Another example would be a shapely picture frame.

One method I considered was to create a path and then have the profile travel along it, but I want sharp corners obviously.

Normally I’d align them by hand using a plane as a guide rotated at 45 degrees – not ideal, I hate modelling inaccurately.

Any ideas would be welcome!

Cheers, Jay. :wink:

just use the knife tool, and use the grid as your visual reference. since the grid is made of squares, and a diagonal between opposing corners of a square is 45 degrees.
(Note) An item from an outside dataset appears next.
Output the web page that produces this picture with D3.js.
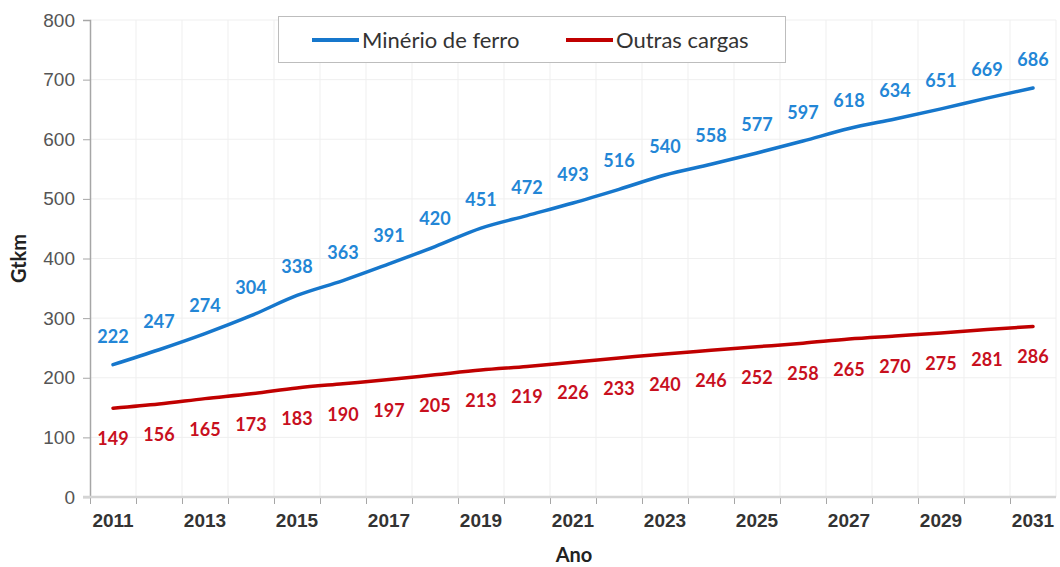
<!DOCTYPE html>
<html>
<head>
<meta charset="utf-8">
<script src="https://cdn.jsdelivr.net/npm/d3@7"></script>
<style>
  body { margin: 0; background: #fff; }
  svg { font-family: Lato, "Open Sans", sans-serif; }
</style>
</head>
<body>
<svg class="chart" width="1060" height="567"></svg>
<script>
// Static data
const years = d3.range(2011, 2032);
const minerio = [222, 247, 274, 304, 338, 363, 391, 420, 451, 472, 493, 516, 540, 558, 577, 597, 618, 634, 651, 669, 686];
const outras = [149, 156, 165, 173, 183, 190, 197, 205, 213, 219, 226, 233, 240, 246, 252, 258, 265, 270, 275, 281, 286];
const yTicks = [0, 100, 200, 300, 400, 500, 600, 700, 800];
const xLabels = years.filter(d => d % 2 === 1);

const seriesNames = ['Minério de ferro', 'Outras cargas'];
const colors = ['#1677cc', '#c00000'];
const labelColors = ['#2386d6', '#c8101e'];

const margin = { top: 20, right: 4, bottom: 70, left: 90 };
const width = 1060, height = 567;
const w = width - margin.left - margin.right;
const h = height - margin.top - margin.bottom;

const svg = d3.select('.chart');
const g = svg.append('g').attr('transform', `translate(${margin.left}, ${margin.top})`);

// scales
const x = d3.scaleBand().domain(years).range([0, w]).padding(0);
const xEdge = d3.scaleLinear().domain([0, years.length]).range([0, w]);
const y = d3.scaleLinear().domain([0, 800]).range([h, 0]);

// grid
g.append('g').selectAll('line')
  .data(yTicks.slice(1))
  .enter().append('line')
  .attr('x1', 0).attr('x2', w)
  .attr('y1', d => y(d)).attr('y2', d => y(d))
  .attr('stroke', '#efefef');

g.append('g').selectAll('line')
  .data(d3.range(1, years.length + 1))
  .enter().append('line')
  .attr('x1', d => xEdge(d)).attr('x2', d => xEdge(d))
  .attr('y1', 0).attr('y2', h)
  .attr('stroke', '#efefef');

// y axis
const yAxis = g.append('g')
  .call(d3.axisLeft(y).tickValues(yTicks).tickSize(7).tickPadding(8));
yAxis.select('.domain').attr('stroke', '#a6a6a6').attr('stroke-width', 1.5);
yAxis.selectAll('.tick line').attr('stroke', '#a6a6a6');
yAxis.selectAll('text').attr('fill', '#555').style('font-size', '19px');

// x axis ticks at category edges
const xTickAxis = g.append('g')
  .attr('transform', `translate(0, ${h})`)
  .call(d3.axisBottom(xEdge).tickValues(d3.range(0, years.length)).tickSize(7).tickFormat(''));
xTickAxis.select('.domain').remove();
xTickAxis.selectAll('.tick line').attr('stroke', '#a6a6a6');

g.append('line')
  .attr('x1', -7).attr('x2', w)
  .attr('y1', h).attr('y2', h)
  .attr('stroke', '#d4d4d4').attr('stroke-width', 2.5);

// x axis labels
const xAxis = g.append('g')
  .attr('transform', `translate(0, ${h})`)
  .call(d3.axisBottom(x).tickValues(xLabels).tickSize(0).tickPadding(17));
xAxis.select('.domain').remove();
xAxis.selectAll('text').attr('fill', '#333').style('font-size', '19px').style('font-weight', 'bold');

// axis titles
svg.append('text')
  .attr('transform', `translate(26, ${margin.top + h / 2}) rotate(-90)`)
  .attr('text-anchor', 'middle')
  .style('font-size', '20px').style('font-weight', 'bold').attr('fill', '#222')
  .text('Gtkm');

svg.append('text')
  .attr('x', 574).attr('y', 562)
  .attr('text-anchor', 'middle')
  .style('font-size', '20px').style('font-weight', 'bold').attr('fill', '#222')
  .text('Ano');

// lines
const line = d3.line()
  .x((d, i) => x(years[i]) + x.bandwidth() / 2)
  .y(d => y(d))
  .curve(d3.curveMonotoneX);

[minerio, outras].forEach((series, k) => {
  g.append('path')
   .datum(series)
   .attr('fill', 'none')
   .attr('stroke', colors[k])
   .attr('stroke-width', 3.5)
   .attr('stroke-linecap', 'round')
   .attr('d', line);

  g.append('g').selectAll('text')
   .data(series)
   .enter().append('text')
   .attr('x', (d, i) => x(years[i]) + x.bandwidth() / 2)
   .attr('y', d => k === 0 ? y(d) - 22 : y(d) + 37)
   .attr('text-anchor', 'middle')
   .attr('fill', labelColors[k])
   .style('font-size', '18px').style('font-weight', 'bold')
   .text(d => d);
});

// legend
const legend = svg.append('g');
legend.append('rect')
  .attr('x', 278.5).attr('y', 16.5)
  .attr('width', 507).attr('height', 46)
  .attr('fill', '#fff').attr('stroke', '#bdbdbd');

const legendX = [312, 566];
seriesNames.forEach((name, k) => {
  legend.append('line')
    .attr('x1', legendX[k]).attr('x2', legendX[k] + 47)
    .attr('y1', 40).attr('y2', 40)
    .attr('stroke', colors[k]).attr('stroke-width', 4);
  legend.append('text')
    .attr('x', legendX[k] + 50).attr('y', 48)
    .attr('fill', '#333')
    .style('font-size', '22px')
    .text(name);
});
</script>
</body>
</html>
It’s not accurate enough modron, I really need a way to specify an exact angle - The Knife tool in 2.61 (what I’m using) doesn’t work that well anymore from what I can see. 45 degrees is good for some situations, but what about bay windows where the angle is different? There must be a method, at least there should be :wink:

Any other ideas?

Hi all,

Blender does have the shear command which will do I think what you need. Though by default it does horizontal shear. But if you hold down the middle mouse button it will do vertical shear (Ctrl+Alt+Shift+S)

(I only know this because I found out by accident when browsing Blender source code, as far as I can tell there is no other indication that shear can do this). Also please be aware it seems to really give Blender belly ache when using it (see crash Blender).

The ‘best’ way is really apllication specific, straight lines, curves etc
Without knowing the specifics the inset-extrude addon may be of some use with the inset and extude set to same value
Depending on your topology, edge loop cut with edge length display / delete edge loop / edge bridge is possible

Hi AIBlender,

Yeah after another search, I found the Shear tool (Spacebar search). Not sure how the numbers work, but by selecting the verts on the edge and using Ctrl+Alt+Shift+S you can type in a number after, “1”, makes a 45 degree angle. You can also more the mouse to move the angle. Very good, and I’ve never seem that one documented. Yay! :wink:

Just wanted to add that ass you go around snaking the extrude around and ‘Sheering’ the edges you might find that it all of a sudden stops, something to do with the axis direction, to change axis from “X” to “Y”, press the middle mouse button. Just done the whole room with the profile, took 2 minutes.

Another tip, if you find that the angle changes too slowly when you move the mouse, zoom out!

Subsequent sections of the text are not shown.